Rents continued to rise last quarter amid a shrinking housing stock and rising home prices. According to URA data, rents climbed faster by 7.4 per cent in the fourth quarter of last year to a new high, after rising 8.6 per cent in the third quarter. For the whole of 2022, rents rose by 29.7 per cent, the highest annual increase since 2007 when rents rose 41.2 per cent.  

Owing to the year-end holidays, rental demand slipped in Q4, dipping by 19.6 per cent to 20,627 transactions from 25,657 units in Q3 2022. Occupancy rates stayed healthy at 94.5 per cent in Q4 2022. For the whole of 2022, 90,071 homes were leased, less than the 98,605 units in 2021, 93,960 units in 2019 and 92,537 in 2020.

Rents have been rising continuously for over two years as demand outstrips supply. In 2023, there will be a significant ramp-up in housing supply, with 19,291 new private homes, including executive condominiums (EC), slated for completion. The increased housing supply may ease some rental pressures, especially in the suburbs and city fringe areas. There could be some relief in sight for HDB upgraders and Singaporeans who are renting as they wait for the completion of their new homes. There will be more housing options, and possibly an increased number of suburban homes offering affordable rents. We expect rents to rise at a slower pace of around 13 to 16 per cent this year. 


Foreign investors will continue to be attracted by our strong and stable currency, which will help to preserve the value of their property investment in the long run. The reopening of China’s borders will likely see more Mainland Chinese buyers returning to Singapore.

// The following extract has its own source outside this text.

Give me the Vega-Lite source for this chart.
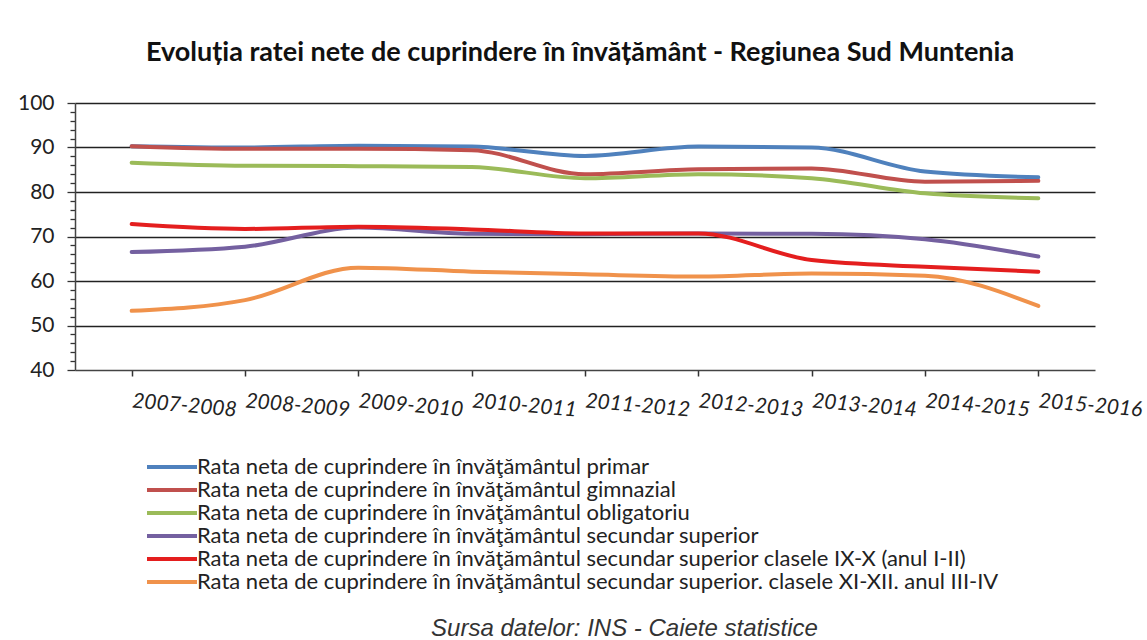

Nevertheless, housing affordability will be a key concern to most buyers. We expect buyers to stay prudent this year, given the rising interest rates, inflationary pressures, and global economic uncertainties. Interest rates may stay elevated as inflation is not expected to be transitory. 

Therefore, the net effect may see prices growing slower, between 5 and 8 per cent this year. As more projects will be launched this year, new home sales are projected to rise to 8,500-10,000.